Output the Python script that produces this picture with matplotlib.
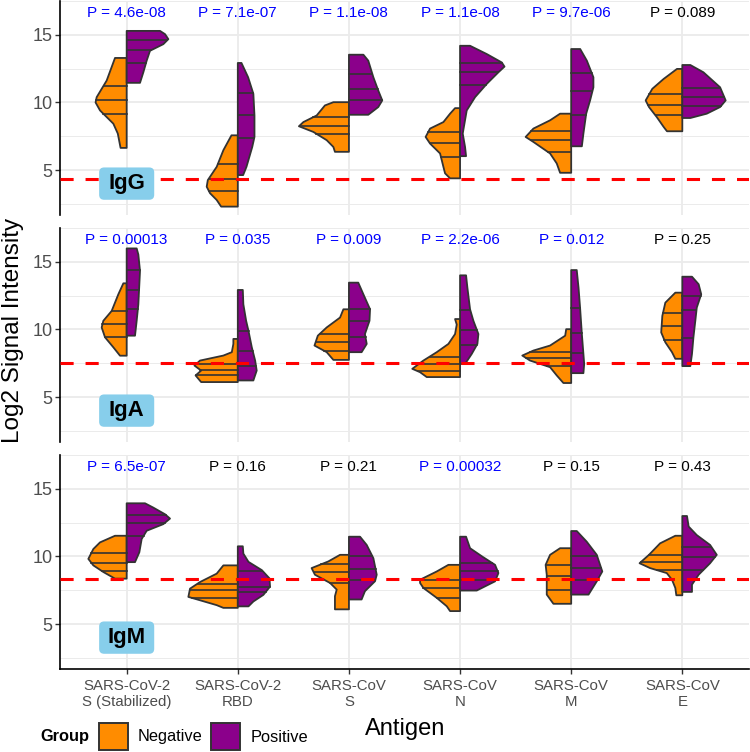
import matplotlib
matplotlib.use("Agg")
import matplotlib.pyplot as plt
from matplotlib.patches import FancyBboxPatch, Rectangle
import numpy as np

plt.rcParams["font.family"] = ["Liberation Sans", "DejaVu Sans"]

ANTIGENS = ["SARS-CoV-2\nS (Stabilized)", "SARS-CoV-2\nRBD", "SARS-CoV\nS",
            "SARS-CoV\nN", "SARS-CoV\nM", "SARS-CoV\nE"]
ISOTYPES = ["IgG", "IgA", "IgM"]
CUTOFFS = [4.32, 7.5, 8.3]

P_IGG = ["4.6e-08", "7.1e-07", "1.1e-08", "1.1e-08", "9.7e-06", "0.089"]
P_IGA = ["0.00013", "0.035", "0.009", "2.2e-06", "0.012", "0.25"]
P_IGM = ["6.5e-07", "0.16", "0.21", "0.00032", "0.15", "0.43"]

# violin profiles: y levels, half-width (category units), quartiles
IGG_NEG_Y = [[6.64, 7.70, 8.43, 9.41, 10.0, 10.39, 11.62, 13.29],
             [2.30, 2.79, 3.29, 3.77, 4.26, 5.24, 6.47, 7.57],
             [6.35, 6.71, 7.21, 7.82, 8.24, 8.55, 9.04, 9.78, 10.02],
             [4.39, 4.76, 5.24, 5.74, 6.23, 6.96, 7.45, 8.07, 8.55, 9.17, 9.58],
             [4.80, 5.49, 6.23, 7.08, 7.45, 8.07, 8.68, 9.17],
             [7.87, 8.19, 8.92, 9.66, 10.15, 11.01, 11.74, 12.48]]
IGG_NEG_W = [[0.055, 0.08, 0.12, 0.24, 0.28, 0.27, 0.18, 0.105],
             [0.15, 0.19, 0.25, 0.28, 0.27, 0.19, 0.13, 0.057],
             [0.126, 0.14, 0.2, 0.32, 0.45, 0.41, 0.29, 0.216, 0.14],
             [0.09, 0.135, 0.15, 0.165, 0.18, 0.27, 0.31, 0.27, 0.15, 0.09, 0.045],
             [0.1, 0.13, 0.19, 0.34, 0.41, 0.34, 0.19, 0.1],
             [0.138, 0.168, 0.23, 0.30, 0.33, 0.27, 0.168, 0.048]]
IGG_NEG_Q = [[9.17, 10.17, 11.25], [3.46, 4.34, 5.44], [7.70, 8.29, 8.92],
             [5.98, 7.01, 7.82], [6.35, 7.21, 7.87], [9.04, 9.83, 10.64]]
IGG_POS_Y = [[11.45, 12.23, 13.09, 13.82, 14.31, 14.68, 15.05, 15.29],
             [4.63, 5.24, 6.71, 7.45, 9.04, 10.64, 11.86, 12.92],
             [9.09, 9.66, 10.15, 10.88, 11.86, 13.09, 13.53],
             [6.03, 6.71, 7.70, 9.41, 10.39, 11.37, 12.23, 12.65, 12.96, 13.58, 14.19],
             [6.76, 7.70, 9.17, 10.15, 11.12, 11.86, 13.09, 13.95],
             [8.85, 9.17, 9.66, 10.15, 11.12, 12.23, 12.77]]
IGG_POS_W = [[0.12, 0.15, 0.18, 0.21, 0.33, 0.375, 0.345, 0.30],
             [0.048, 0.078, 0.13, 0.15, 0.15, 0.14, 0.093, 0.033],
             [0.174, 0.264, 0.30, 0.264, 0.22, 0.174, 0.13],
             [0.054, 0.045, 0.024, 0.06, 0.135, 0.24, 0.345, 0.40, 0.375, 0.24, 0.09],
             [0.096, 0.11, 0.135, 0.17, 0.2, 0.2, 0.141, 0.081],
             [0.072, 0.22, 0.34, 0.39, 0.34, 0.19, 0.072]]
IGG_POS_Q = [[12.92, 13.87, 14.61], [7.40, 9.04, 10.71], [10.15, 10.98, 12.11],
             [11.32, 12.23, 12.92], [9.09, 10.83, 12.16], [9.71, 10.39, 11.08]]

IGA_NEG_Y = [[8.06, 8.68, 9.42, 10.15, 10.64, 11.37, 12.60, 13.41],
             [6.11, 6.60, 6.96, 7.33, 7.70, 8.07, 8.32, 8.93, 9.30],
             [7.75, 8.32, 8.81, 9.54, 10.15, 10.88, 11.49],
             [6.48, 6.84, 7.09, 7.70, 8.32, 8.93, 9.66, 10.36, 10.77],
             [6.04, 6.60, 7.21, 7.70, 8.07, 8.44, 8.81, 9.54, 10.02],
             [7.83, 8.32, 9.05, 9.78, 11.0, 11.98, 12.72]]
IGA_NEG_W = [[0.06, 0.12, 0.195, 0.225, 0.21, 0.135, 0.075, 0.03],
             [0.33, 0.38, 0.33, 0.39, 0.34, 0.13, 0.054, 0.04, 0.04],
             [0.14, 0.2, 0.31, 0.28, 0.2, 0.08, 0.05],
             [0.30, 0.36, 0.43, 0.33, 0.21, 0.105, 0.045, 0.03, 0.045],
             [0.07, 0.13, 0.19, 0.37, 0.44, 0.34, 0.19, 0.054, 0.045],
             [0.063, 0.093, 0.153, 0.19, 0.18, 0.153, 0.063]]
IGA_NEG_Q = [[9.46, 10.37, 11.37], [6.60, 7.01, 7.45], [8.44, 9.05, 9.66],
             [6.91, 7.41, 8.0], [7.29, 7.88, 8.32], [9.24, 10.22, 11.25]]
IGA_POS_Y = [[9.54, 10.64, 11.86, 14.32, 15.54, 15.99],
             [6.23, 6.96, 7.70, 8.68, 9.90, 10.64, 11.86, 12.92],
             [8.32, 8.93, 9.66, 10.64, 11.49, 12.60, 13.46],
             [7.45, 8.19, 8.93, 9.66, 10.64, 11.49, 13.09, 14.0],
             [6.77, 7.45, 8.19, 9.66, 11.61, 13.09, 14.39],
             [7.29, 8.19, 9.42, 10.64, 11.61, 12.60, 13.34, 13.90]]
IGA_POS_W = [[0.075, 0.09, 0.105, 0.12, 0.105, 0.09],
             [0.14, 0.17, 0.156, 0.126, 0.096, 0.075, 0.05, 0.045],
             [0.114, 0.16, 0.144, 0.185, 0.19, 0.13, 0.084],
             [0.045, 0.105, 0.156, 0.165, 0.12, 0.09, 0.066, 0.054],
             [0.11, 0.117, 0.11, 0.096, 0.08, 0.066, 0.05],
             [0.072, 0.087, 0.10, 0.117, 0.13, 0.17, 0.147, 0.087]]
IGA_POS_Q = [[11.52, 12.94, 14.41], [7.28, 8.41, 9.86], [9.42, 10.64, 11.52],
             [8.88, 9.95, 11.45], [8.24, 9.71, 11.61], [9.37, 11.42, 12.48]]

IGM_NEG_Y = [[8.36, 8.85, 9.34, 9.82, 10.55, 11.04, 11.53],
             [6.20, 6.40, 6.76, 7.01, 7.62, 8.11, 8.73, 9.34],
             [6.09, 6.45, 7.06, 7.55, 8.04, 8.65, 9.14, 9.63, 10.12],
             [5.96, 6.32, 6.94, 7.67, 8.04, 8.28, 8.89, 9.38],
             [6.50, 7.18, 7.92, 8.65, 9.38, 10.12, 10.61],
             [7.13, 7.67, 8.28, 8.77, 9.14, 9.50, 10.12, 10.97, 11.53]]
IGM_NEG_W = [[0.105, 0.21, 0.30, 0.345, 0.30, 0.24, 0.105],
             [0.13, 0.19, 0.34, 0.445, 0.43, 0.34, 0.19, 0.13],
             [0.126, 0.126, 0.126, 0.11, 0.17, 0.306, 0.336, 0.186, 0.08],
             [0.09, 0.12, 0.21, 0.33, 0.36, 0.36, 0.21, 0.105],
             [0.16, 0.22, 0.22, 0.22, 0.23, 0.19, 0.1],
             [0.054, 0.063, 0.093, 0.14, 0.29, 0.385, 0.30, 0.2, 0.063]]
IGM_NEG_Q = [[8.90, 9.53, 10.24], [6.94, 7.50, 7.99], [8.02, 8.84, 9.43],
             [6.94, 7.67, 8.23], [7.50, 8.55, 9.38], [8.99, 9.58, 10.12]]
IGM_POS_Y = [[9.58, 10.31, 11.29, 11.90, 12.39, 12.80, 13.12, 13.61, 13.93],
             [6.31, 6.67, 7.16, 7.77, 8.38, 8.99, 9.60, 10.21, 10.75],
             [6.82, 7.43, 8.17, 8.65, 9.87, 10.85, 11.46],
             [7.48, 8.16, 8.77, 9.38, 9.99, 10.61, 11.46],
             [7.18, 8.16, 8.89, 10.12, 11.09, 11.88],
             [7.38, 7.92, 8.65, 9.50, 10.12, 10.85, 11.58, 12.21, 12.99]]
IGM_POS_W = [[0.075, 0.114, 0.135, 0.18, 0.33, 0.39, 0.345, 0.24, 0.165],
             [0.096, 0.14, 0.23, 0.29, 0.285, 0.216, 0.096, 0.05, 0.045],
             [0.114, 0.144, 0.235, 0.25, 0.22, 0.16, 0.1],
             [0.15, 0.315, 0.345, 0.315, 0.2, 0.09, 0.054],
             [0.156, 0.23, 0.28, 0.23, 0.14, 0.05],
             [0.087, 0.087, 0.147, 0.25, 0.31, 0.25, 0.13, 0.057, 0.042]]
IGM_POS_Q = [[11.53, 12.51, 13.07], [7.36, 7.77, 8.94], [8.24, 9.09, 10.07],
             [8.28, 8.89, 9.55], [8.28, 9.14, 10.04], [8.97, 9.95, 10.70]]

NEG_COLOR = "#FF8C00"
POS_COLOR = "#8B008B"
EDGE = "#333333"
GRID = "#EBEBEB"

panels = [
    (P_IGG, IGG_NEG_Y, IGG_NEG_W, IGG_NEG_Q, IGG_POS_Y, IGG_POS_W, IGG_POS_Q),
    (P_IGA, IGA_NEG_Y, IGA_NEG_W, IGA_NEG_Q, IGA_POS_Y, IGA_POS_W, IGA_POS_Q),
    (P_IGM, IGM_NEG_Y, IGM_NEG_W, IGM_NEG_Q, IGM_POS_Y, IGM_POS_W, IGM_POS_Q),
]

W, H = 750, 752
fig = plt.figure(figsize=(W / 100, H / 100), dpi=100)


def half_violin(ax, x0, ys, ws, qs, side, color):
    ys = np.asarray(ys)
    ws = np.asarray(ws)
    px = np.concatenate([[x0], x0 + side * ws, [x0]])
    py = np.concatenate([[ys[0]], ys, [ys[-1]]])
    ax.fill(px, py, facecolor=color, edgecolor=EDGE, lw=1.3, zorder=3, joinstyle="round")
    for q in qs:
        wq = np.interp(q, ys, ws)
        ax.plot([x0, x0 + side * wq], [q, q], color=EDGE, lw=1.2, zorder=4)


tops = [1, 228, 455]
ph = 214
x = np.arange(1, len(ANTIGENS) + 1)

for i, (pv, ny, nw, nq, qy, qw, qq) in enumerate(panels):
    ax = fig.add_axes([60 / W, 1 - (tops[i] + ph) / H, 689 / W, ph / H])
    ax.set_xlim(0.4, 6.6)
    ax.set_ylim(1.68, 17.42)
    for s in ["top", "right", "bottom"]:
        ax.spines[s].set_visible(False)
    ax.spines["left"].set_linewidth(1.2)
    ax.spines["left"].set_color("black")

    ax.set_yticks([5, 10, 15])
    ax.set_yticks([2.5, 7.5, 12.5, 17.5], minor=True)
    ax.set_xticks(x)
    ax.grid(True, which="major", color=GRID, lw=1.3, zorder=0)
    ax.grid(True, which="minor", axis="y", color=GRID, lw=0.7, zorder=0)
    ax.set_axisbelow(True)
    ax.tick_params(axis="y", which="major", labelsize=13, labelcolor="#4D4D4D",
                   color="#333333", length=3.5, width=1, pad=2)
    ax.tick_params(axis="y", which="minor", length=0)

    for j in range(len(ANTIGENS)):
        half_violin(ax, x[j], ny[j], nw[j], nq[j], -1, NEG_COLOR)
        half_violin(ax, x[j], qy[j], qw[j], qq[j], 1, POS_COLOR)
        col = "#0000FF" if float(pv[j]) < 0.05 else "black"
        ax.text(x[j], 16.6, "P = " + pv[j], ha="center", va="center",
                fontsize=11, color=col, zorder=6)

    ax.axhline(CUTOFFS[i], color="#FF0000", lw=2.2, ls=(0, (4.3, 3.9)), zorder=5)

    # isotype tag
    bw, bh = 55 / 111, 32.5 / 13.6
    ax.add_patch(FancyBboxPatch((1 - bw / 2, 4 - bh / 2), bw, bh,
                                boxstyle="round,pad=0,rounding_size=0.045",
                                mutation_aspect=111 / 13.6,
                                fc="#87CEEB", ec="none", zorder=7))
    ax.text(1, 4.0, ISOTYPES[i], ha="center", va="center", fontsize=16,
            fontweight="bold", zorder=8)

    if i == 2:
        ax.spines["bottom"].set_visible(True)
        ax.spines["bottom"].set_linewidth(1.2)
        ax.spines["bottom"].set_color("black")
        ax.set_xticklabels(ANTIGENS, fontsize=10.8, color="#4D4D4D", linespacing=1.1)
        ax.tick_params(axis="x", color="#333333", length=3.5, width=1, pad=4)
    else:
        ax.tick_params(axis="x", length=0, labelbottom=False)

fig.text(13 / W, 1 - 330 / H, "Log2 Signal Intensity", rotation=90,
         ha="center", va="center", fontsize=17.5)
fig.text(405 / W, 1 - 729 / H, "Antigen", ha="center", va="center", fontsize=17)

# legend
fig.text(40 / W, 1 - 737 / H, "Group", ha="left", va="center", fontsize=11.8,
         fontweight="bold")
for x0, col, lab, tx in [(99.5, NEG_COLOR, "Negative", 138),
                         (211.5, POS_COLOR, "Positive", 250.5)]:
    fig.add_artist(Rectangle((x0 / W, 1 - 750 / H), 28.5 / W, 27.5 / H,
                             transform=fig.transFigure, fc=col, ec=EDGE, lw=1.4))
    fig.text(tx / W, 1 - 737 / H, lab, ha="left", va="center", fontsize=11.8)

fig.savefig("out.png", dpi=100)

> _What this task involves_
Would you reproduce the lines above, from the very first through the line containing "CUTOFFS = [4.32, 7.5, 8.3]", exactly and without the pictures?

> _The reply_
Output the Python script that produces this picture with matplotlib.
import matplotlib
matplotlib.use("Agg")
import matplotlib.pyplot as plt
from matplotlib.patches import FancyBboxPatch, Rectangle
import numpy as np

plt.rcParams["font.family"] = ["Liberation Sans", "DejaVu Sans"]

ANTIGENS = ["SARS-CoV-2\nS (Stabilized)", "SARS-CoV-2\nRBD", "SARS-CoV\nS",
            "SARS-CoV\nN", "SARS-CoV\nM", "SARS-CoV\nE"]
ISOTYPES = ["IgG", "IgA", "IgM"]
CUTOFFS = [4.32, 7.5, 8.3]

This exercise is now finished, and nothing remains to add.